Britain’s leading economic think-tanks poured cold water on Rishi Sunak’s tax-cutting claims, concluding on Thursday that the vast majority of working people will be paying more in taxes on their income under the UK chancellor’s policies.
Sunak on Wednesday said his Spring Statement “delivers the biggest net cut to personal taxes in over a quarter of a century”, but the Resolution Foundation and the Institute for Fiscal Studies rejected the chancellor’s claims.
Sunak’s assertion that the government is running a low-tax economy was further undermined by Office for Budget Responsibility analysis, which showed that the freeze in the starting point for the higher rate of income tax would ensnare a record number of people paying the 40 per cent rate.
Torsten Bell, chief executive of the Resolution Foundation, said the reality of Sunak’s total package of tax increases over the past few years did “not measure up to the rhetoric” on tax cuts.
This was, he said, true despite the chancellor raising the threshold for employee national insurance contributions, cutting 5p from the duty on a litre of petrol and announcing a 1p reduction in the basic rate of income tax in 2024.
Paul Johnson, director of the IFS, said: “[Sunak] continues . . . to be a chancellor presiding over a very big increase in the tax burden. What he did yesterday was not enough even to stop the expected tax burden rising yet further.”
Johnson added that income tax revenues in 2024-25 would not drop despite the 1p cut in the basic rate because inflation was lowering the real value of tax allowances and thresholds.
“That’s the effect of inflation and fiscal drag,” he said. “[The Treasury has] magically doubled the scale of the tax rise he announced last year — the four-year freeze in the personal allowance and higher rate threshold. The proposed cut in the basic rate gives back only about half of the additional windfall he is now expecting to enjoy from that measure.”
“It looks like a median earner, on around £27,500 a year, will be about £360 worse off in the next financial year than in the current year. Someone earning around £40,000 will be getting on for £800 worse off,” added Johnson.

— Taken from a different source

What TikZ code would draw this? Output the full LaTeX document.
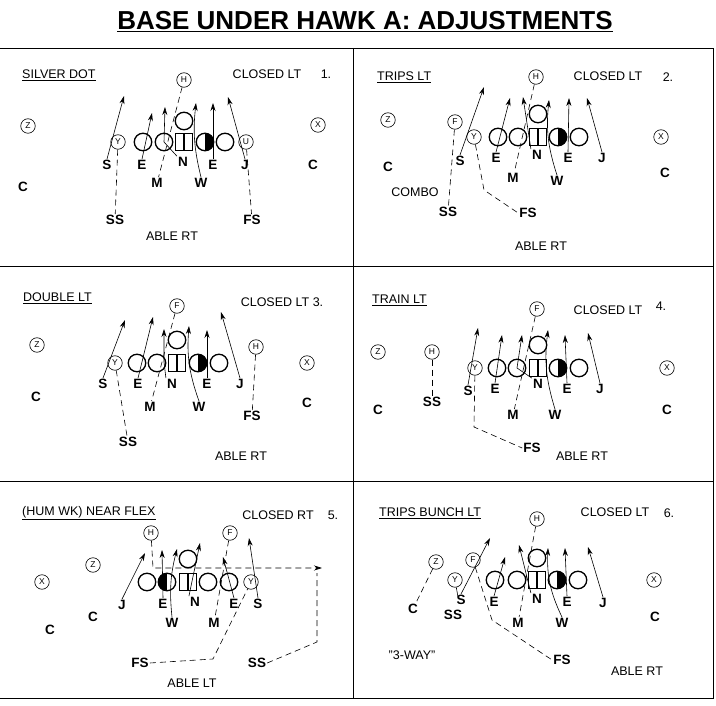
\documentclass[tikz,border=0pt]{standalone}
\usepackage{fontspec}
\setmainfont{Liberation Sans}
\usetikzlibrary{arrows.meta}
\tikzset{
  pl/.style={circle, draw, line width=0.6pt, minimum size=14.5pt, inner sep=0pt, font=\fontsize{8.5}{8.5}\selectfont},
  ln/.style={circle, draw, line width=1.3pt, minimum size=17.5pt, inner sep=0pt},
  hf/.style={ln, path picture={\fill (path picture bounding box.north) rectangle (path picture bounding box.south east);}},
  hfl/.style={ln, path picture={\fill (path picture bounding box.north) rectangle (path picture bounding box.south west);}},
  sq/.style={rectangle, draw, line width=1.3pt, minimum size=17pt, inner sep=0pt, path picture={\draw[line width=1.3pt] (path picture bounding box.north) -- (path picture bounding box.south);}},
  lb/.style={font=\fontsize{13.5}{14}\selectfont\bfseries, inner sep=1pt},
  tx/.style={font=\fontsize{12.5}{13}\selectfont, inner sep=1pt},
  hd/.style={tx, anchor=west},
  mv/.style={-{Stealth[length=8pt,width=5pt]}, line width=0.6pt},
  dsh/.style={dash pattern=on 6pt off 4pt, line width=0.6pt},
  frm/.style={line width=0.9pt},
}
\begin{document}
\begin{tikzpicture}[x=1pt, y=-1pt]
  \useasboundingbox (0,0) rectangle (716,706);
  \node[font=\fontsize{26}{28}\selectfont\bfseries] (top) at (365,22) {\underline{BASE UNDER HAWK A: ADJUSTMENTS}};
  % frame
  \draw[frm] (0,48) -- (713,48) -- (713,698) -- (0,698);
  \draw[frm] (0,266) -- (713,266);
  \draw[frm] (0,481) -- (713,481);
  \draw[frm] (353,48) -- (353,698);

  % 1 silver dot
  \node[hd] (t1) at (21,75) {\underline{SILVER DOT}};
  \node[tx] (k1) at (267,74) {CLOSED LT};
  \node[tx] (nr1) at (326,74) {1.};
  \node[pl] (h1) at (184,80) {H};
  \node[pl] (z1) at (28,126) {Z};
  \node[pl] (x1) at (318,125) {X};
  \node[pl] (y1) at (118,142) {Y};
  \node[ln] (o1a) at (143,142) {};
  \node[ln] (o1b) at (164,142) {};
  \node[sq] (o1c) at (184,142) {};
  \node[hf] (o1d) at (205,142) {};
  \node[ln] (o1e) at (225,142) {};
  \node[pl] (u1) at (246,142) {U};
  \node[ln] (q1) at (184,121) {};
  \node[lb] (s1) at (107,165) {S};
  \node[lb] (el1) at (142,165) {E};
  \node[lb] (n1) at (183,162) {N};
  \node[lb] (er1) at (213,165) {E};
  \node[lb] (j1) at (245,165) {J};
  \node[lb] (m1) at (157,183) {M};
  \node[lb] (w1) at (201,183) {W};
  \node[lb] (cl1) at (23,187) {C};
  \node[lb] (cr1) at (313,165) {C};
  \node[lb] (ss1) at (115,220) {SS};
  \node[lb] (fs1) at (252,220) {FS};
  \node[tx] (ab1) at (172,236) {ABLE RT};
  \coordinate (ts1) at (124,96);
  \coordinate (te1) at (152,113);
  \coordinate (tn1) at (165,107);
  \coordinate (tw1) at (196,103);
  \coordinate (tr1) at (213,103);
  \coordinate (tj1) at (228,97);
  \draw[mv] (s1.north) -- (ts1);
  \draw[mv] (el1.north) -- (te1);
  \draw[mv] (n1.north west) -- (o1b.center) -- (tn1);
  \draw[mv] (w1.north) to[bend left=10] (tw1);
  \draw[mv] (er1.north) -- (tr1);
  \draw[mv] (j1.north) -- (tj1);
  \draw[dsh] (h1) -- (m1);
  \draw[dsh] (y1) -- (ss1);
  \draw[dsh] (u1) -- (fs1);

  % 2 trips lt
  \node[hd] (t2) at (376,77) {\underline{TRIPS LT}};
  \node[pl] (h2) at (536,77) {H};
  \node[tx] (k2) at (608,76) {CLOSED LT};
  \node[tx] (nr2) at (668,77) {2.};
  \node[pl] (z2) at (388,120) {Z};
  \node[pl] (f2) at (455,122) {F};
  \node[pl] (y2) at (474,137) {Y};
  \node[ln] (o2a) at (498,137) {};
  \node[ln] (o2b) at (518,137) {};
  \node[sq] (o2c) at (538,137) {};
  \node[hf] (o2d) at (558,137) {};
  \node[ln] (o2e) at (579,137) {};
  \node[ln] (q2) at (538,114) {};
  \node[pl] (x2) at (661,137) {X};
  \node[lb] (s2) at (460,161) {S};
  \node[lb] (el2) at (496,158) {E};
  \node[lb] (n2) at (537,155) {N};
  \node[lb] (er2) at (568,158) {E};
  \node[lb] (j2) at (602,158) {J};
  \node[lb] (m2) at (513,178) {M};
  \node[lb] (w2) at (557,181) {W};
  \node[lb] (cl2) at (388,167) {C};
  \node[lb] (cr2) at (665,173) {C};
  \node[tx] (cb2) at (415,192) {COMBO};
  \node[lb] (ss2) at (448,212) {SS};
  \node[lb] (fs2) at (528,213) {FS};
  \node[tx] (ab2) at (541,246) {ABLE RT};
  \coordinate (ts2) at (484,87);
  \coordinate (te2) at (510,98);
  \coordinate (tn2) at (523,97);
  \coordinate (tw2) at (549,100);
  \coordinate (tr2) at (569,98);
  \coordinate (tj2) at (587,98);
  \coordinate (b2) at (484,190);
  \draw[mv] (s2.north) -- (ts2);
  \draw[mv] (el2.north) -- (te2);
  \draw[mv] (n2.north west) -- (tn2);
  \draw[mv] (w2.north) to[bend left=12] (tw2);
  \draw[mv] (er2.north) -- (tr2);
  \draw[mv] (j2.north) -- (tj2);
  \draw[dsh] (h2) -- (m2);
  \draw[dsh] (f2) -- (ss2);
  \draw[dsh] (y2) -- (b2) -- (fs2.west);

  % 3 double lt
  \node[hd] (t3) at (22,298) {\underline{DOUBLE LT}};
  \node[pl] (f3) at (177,306) {F};
  \node[tx] (k3) at (282,302) {CLOSED LT 3.};
  \node[pl] (z3) at (37,345) {Z};
  \node[pl] (h3) at (256,347) {H};
  \node[pl] (x3) at (307,363) {X};
  \node[pl] (y3) at (115,363) {Y};
  \node[ln] (o3a) at (137,363) {};
  \node[ln] (o3b) at (157,363) {};
  \node[sq] (o3c) at (177,363) {};
  \node[hf] (o3d) at (198,363) {};
  \node[ln] (o3e) at (219,363) {};
  \node[ln] (q3) at (177,340) {};
  \node[lb] (s3) at (103,384) {S};
  \node[lb] (el3) at (138,384) {E};
  \node[lb] (n3) at (172,384) {N};
  \node[lb] (er3) at (207,384) {E};
  \node[lb] (j3) at (240,384) {J};
  \node[lb] (m3) at (150,407) {M};
  \node[lb] (w3) at (199,407) {W};
  \node[lb] (cl3) at (36,397) {C};
  \node[lb] (cr3) at (307,403) {C};
  \node[lb] (fs3) at (252,416) {FS};
  \node[lb] (ss3) at (128,442) {SS};
  \node[tx] (ab3) at (241,456) {ABLE RT};
  \coordinate (ts3) at (125,320);
  \coordinate (te3) at (153,317);
  \coordinate (tn3) at (164,329);
  \coordinate (tw3) at (189,326);
  \coordinate (tr3) at (207,330);
  \coordinate (tj3) at (221,312);
  \coordinate (b3) at (164,362);
  \draw[mv] (s3.north) -- (ts3);
  \draw[mv] (el3.north) -- (te3);
  \draw[mv] (n3.north west) -- (b3) -- (tn3);
  \draw[mv] (w3.north) to[bend left=12] (tw3);
  \draw[mv] (er3.north) -- (tr3);
  \draw[mv] (j3.north) -- (tj3);
  \draw[dsh] (f3) -- (m3);
  \draw[dsh] (y3) -- (ss3);
  \draw[dsh] (h3) -- (fs3);

  % 4 train lt
  \node[hd] (t4) at (371,300) {\underline{TRAIN LT}};
  \node[pl] (f4) at (537,309) {F};
  \node[tx] (k4) at (608,310) {CLOSED LT};
  \node[tx] (nr4) at (661,306) {4.};
  \node[pl] (z4) at (378,352) {Z};
  \node[pl] (h4) at (432,352) {H};
  \node[pl] (x4) at (667,368) {X};
  \node[pl] (y4) at (475,368) {Y};
  \node[ln] (o4a) at (497,368) {};
  \node[ln] (o4b) at (517,368) {};
  \node[sq] (o4c) at (538,368) {};
  \node[hf] (o4d) at (558,368) {};
  \node[ln] (o4e) at (579,368) {};
  \node[ln] (q4) at (538,345) {};
  \node[lb] (s4) at (468,391) {S};
  \node[lb] (el4) at (495,389) {E};
  \node[lb] (n4) at (538,384) {N};
  \node[lb] (er4) at (567,389) {E};
  \node[lb] (j4) at (600,389) {J};
  \node[lb] (m4) at (513,415) {M};
  \node[lb] (w4) at (555,415) {W};
  \node[lb] (ss4) at (432,402) {SS};
  \node[lb] (cl4) at (378,410) {C};
  \node[lb] (cr4) at (667,410) {C};
  \node[lb] (fs4) at (532,448) {FS};
  \node[tx] (ab4) at (582,456) {ABLE RT};
  \coordinate (ts4) at (478,328);
  \coordinate (te4) at (502,335);
  \coordinate (tn4) at (522,335);
  \coordinate (tw4) at (548,330);
  \coordinate (tr4) at (565,335);
  \coordinate (tj4) at (588,333);
  \coordinate (b4) at (474,427);
  \draw[mv] (s4.north) -- (ts4);
  \draw[mv] (el4.north) -- (te4);
  \draw[mv] (n4.north west) -- (o4b.center) -- (tn4);
  \draw[mv] (w4.north) to[bend left=12] (tw4);
  \draw[mv] (er4.north) -- (tr4);
  \draw[mv] (j4.north) -- (tj4);
  \draw[dsh] (f4) -- (m4);
  \draw[dsh] (h4) -- (ss4);
  \draw[dsh] (y4) -- (b4) -- (fs4.west);

  % 5 (hum wk) near flex
  \node[hd] (t5) at (21,513) {\underline{(HUM WK) NEAR FLEX}};
  \node[tx] (k5) at (278,515) {CLOSED RT};
  \node[tx] (nr5) at (333,515) {5.};
  \node[pl] (h5) at (151,533) {H};
  \node[pl] (f5) at (230,533) {F};
  \node[pl] (z5) at (93,565) {Z};
  \node[pl] (x5) at (42,582) {X};
  \node[ln] (o5a) at (147,582) {};
  \node[hfl] (o5b) at (167,582) {};
  \node[sq] (o5c) at (188,582) {};
  \node[ln] (o5d) at (208,582) {};
  \node[ln] (o5e) at (229,582) {};
  \node[pl] (y5) at (251,582) {Y};
  \node[ln] (q5) at (188,559) {};
  \node[lb] (j5) at (122,605) {J};
  \node[lb] (el5) at (163,604) {E};
  \node[lb] (n5) at (195,602) {N};
  \node[lb] (er5) at (234,604) {E};
  \node[lb] (s5) at (258,604) {S};
  \node[lb] (w5) at (172,623) {W};
  \node[lb] (m5) at (214,623) {M};
  \node[lb] (cr5) at (93,617) {C};
  \node[lb] (cl5) at (50,630) {C};
  \node[lb] (fs5) at (140,663) {FS};
  \node[lb] (ss5) at (257,663) {SS};
  \node[tx] (ab5) at (192,683) {ABLE LT};
  \coordinate (tj5) at (145,553);
  \coordinate (te5) at (162,550);
  \coordinate (tw5) at (177,549);
  \coordinate (tn5) at (200,543);
  \coordinate (tr5) at (223,557);
  \coordinate (ts5) at (249,538);
  \coordinate (b5h) at (153,568);
  \coordinate (tp5) at (322,568);
  \coordinate (b5s) at (317,642);
  \coordinate (b5t) at (317,573);
  \coordinate (b5f) at (213,659);
  \draw[mv] (j5.north) -- (tj5);
  \draw[mv] (el5.north) -- (te5);
  \draw[mv] (w5.north) to[bend left=10] (tw5);
  \draw[mv] (n5.north west) -- (tn5);
  \draw[mv] (er5.north) -- (tr5);
  \draw[mv] (s5.north) -- (ts5);
  \draw[mv, dsh] (h5) -- (b5h) -- (tp5);
  \draw[dsh] (f5) -- (m5);
  \draw[dsh] (ss5.east) -- (b5s) -- (b5t);
  \draw[dsh] (fs5.east) -- (b5f) -- (y5);

  % 6 trips bunch lt
  \node[hd] (t6) at (378,513) {\underline{TRIPS BUNCH LT}};
  \node[pl] (h6) at (537,519) {H};
  \node[tx] (k6) at (615,512) {CLOSED LT};
  \node[tx] (nr6) at (669,513) {6.};
  \node[pl] (z6) at (436,562) {Z};
  \node[pl] (f6) at (473,560) {F};
  \node[pl] (y6) at (455,580) {Y};
  \node[pl] (x6) at (654,580) {X};
  \node[ln] (o6a) at (495,580) {};
  \node[ln] (o6b) at (517,580) {};
  \node[sq] (o6c) at (537,580) {};
  \node[hf] (o6d) at (557,580) {};
  \node[ln] (o6e) at (578,580) {};
  \node[ln] (q6) at (537,558) {};
  \node[lb] (s6) at (461,600) {S};
  \node[lb] (el6) at (494,602) {E};
  \node[lb] (n6) at (537,599) {N};
  \node[lb] (er6) at (567,602) {E};
  \node[lb] (j6) at (603,603) {J};
  \node[lb] (cl6) at (413,609) {C};
  \node[lb] (ss6) at (453,615) {SS};
  \node[lb] (m6) at (518,623) {M};
  \node[lb] (w6) at (562,623) {W};
  \node[lb] (cr6) at (655,617) {C};
  \node[tx] (wy6) at (412,655) {"3-WAY"};
  \node[lb] (fs6) at (562,660) {FS};
  \node[tx] (ab6) at (637,671) {ABLE RT};
  \coordinate (ts6) at (490,538);
  \coordinate (te6) at (505,557);
  \coordinate (tn6) at (519,545);
  \coordinate (tw6) at (548,548);
  \coordinate (tr6) at (565,548);
  \coordinate (tj6) at (588,547);
  \coordinate (b6) at (492,620);
  \coordinate (b6s) at (458,597);
  \draw[mv] (s6.north) -- (ts6);
  \draw[mv] (el6.north) -- (te6);
  \draw[mv] (n6.north west) -- (tn6);
  \draw[mv] (w6.north) to[bend left=14] (tw6);
  \draw[mv] (er6.north) -- (tr6);
  \draw[mv] (j6.north) -- (tj6);
  \draw[line width=0.6pt] (y6) -- (b6s);
  \draw[dsh] (h6) -- (m6);
  \draw[dsh] (z6) -- (cl6);
  \draw[dsh] (f6) -- (b6) -- (fs6.west);
\end{tikzpicture}
\end{document}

The OBR showed the effects of freezing allowances and thresholds on the tax rates people will pay, with higher inflation dragging millions into higher tax brackets.
It estimated that the four-year freeze of the higher rate threshold would increase the number of people paying income tax at the 40 per cent rate by 42 per cent, from 4.8mn to 6.8mn people.
For the Resolution Foundation, the effects of inflation meant that seven in every eight working people would see tax increases rather than cuts over the next few years.
Alongside the 1.25 percentage point increase in national insurance being imposed in April, it calculated that only people with incomes between £11,000 and £13,500 would pay less in taxes on their incomes from all the measures outlined by the chancellor.
“Of the around 31mn people in work, around 27mn will pay more in income tax and NI in 2024-25 thanks to changes announced since Rishi Sunak became chancellor,” the foundation calculated.
Both think-tanks highlighted how the Treasury would benefit significantly from higher inflation through increased revenue from value added tax, income tax, national insurance and corporate tax without fully compensating households or public spending departments.
This was in stark contrast, they said, to households that are facing the largest cut in living standards since comparable records began in the 1950s.
Deciding not to give back the tax windfall of £35bn a year to households would leave most of them 4 per cent worse off this year after inflation, while the poorest quarter of households would be 6 per cent worse off, the Resolution Foundation said.
Net incomes would fall 2 per cent across the 2019 to 2024 parliament, it estimated, making it the “worst on record for living standards”, with drops even greater than at the time of the global financial crisis.
Both the IFS and the Resolution Foundation also warned that the rise in national insurance tax rates, paid on employment income alongside a cut in income tax rates, paid on a wider definition of income, would unfairly advantage landlords over employees, and pensioners over people of working age.